▸ SET PROBLEM
Restate the material word for word and leave out anything that is a picture.

▸ SOURCE MATERIAL
• • • • •

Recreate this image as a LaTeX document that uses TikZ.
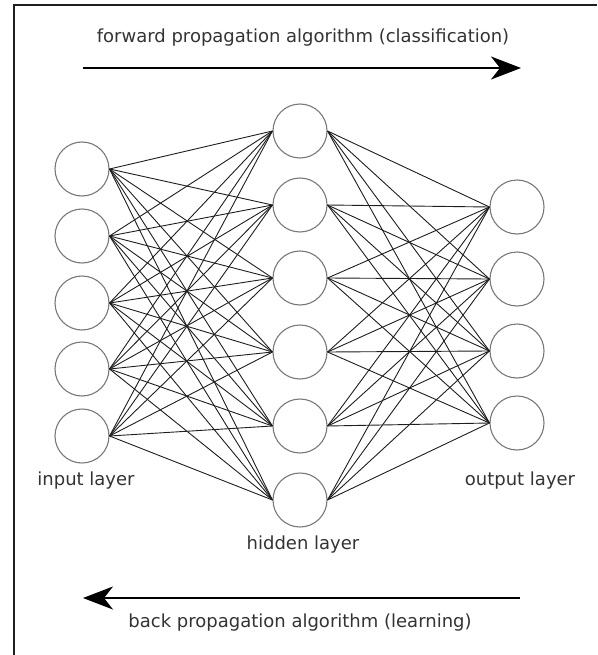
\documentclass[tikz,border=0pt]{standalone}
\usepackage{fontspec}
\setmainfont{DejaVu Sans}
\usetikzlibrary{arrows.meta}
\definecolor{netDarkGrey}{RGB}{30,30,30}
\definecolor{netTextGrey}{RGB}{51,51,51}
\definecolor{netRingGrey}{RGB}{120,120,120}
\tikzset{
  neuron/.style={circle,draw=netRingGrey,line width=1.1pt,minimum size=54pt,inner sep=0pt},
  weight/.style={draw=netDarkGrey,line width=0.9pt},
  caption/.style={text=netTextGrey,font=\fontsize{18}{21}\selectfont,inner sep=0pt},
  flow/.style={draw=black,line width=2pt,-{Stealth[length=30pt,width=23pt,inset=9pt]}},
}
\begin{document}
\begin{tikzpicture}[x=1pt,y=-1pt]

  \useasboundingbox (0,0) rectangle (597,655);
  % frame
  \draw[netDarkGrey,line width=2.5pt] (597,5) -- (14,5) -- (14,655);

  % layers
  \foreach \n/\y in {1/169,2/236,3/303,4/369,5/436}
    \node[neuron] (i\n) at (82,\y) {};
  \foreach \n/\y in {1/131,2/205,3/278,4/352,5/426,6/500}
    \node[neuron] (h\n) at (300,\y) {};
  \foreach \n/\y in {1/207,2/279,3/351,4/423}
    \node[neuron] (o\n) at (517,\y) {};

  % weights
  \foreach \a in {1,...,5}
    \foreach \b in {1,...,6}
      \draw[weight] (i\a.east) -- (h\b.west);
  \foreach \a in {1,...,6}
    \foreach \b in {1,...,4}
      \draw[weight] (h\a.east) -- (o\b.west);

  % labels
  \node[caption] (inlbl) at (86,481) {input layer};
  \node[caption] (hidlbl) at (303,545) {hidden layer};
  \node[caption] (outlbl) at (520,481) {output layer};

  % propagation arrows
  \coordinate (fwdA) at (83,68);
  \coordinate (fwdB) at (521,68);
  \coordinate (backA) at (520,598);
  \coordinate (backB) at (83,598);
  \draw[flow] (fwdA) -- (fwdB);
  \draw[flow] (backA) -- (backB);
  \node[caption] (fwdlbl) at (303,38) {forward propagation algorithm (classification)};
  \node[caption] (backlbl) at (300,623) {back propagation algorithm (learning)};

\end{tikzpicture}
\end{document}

• • • • •

▸ FINAL RESULT
Recreate this image as a LaTeX document that uses TikZ.
\documentclass[tikz,border=0pt]{standalone}
\usepackage{fontspec}
\setmainfont{DejaVu Sans}
\usetikzlibrary{arrows.meta}
\definecolor{netDarkGrey}{RGB}{30,30,30}
\definecolor{netTextGrey}{RGB}{51,51,51}
\definecolor{netRingGrey}{RGB}{120,120,120}
\tikzset{
  neuron/.style={circle,draw=netRingGrey,line width=1.1pt,minimum size=54pt,inner sep=0pt},
  weight/.style={draw=netDarkGrey,line width=0.9pt},
  caption/.style={text=netTextGrey,font=\fontsize{18}{21}\selectfont,inner sep=0pt},
  flow/.style={draw=black,line width=2pt,-{Stealth[length=30pt,width=23pt,inset=9pt]}},
}
\begin{document}
\begin{tikzpicture}[x=1pt,y=-1pt]

  \useasboundingbox (0,0) rectangle (597,655);
  % frame
  \draw[netDarkGrey,line width=2.5pt] (597,5) -- (14,5) -- (14,655);

  % layers
  \foreach \n/\y in {1/169,2/236,3/303,4/369,5/436}
    \node[neuron] (i\n) at (82,\y) {};
  \foreach \n/\y in {1/131,2/205,3/278,4/352,5/426,6/500}
    \node[neuron] (h\n) at (300,\y) {};
  \foreach \n/\y in {1/207,2/279,3/351,4/423}
    \node[neuron] (o\n) at (517,\y) {};

  % weights
  \foreach \a in {1,...,5}
    \foreach \b in {1,...,6}
      \draw[weight] (i\a.east) -- (h\b.west);
  \foreach \a in {1,...,6}
    \foreach \b in {1,...,4}
      \draw[weight] (h\a.east) -- (o\b.west);

  % labels
  \node[caption] (inlbl) at (86,481) {input layer};
  \node[caption] (hidlbl) at (303,545) {hidden layer};
  \node[caption] (outlbl) at (520,481) {output layer};

  % propagation arrows
  \coordinate (fwdA) at (83,68);
  \coordinate (fwdB) at (521,68);
  \coordinate (backA) at (520,598);
  \coordinate (backB) at (83,598);
  \draw[flow] (fwdA) -- (fwdB);
  \draw[flow] (backA) -- (backB);
  \node[caption] (fwdlbl) at (303,38) {forward propagation algorithm (classification)};
  \node[caption] (backlbl) at (300,623) {back propagation algorithm (learning)};

\end{tikzpicture}
\end{document}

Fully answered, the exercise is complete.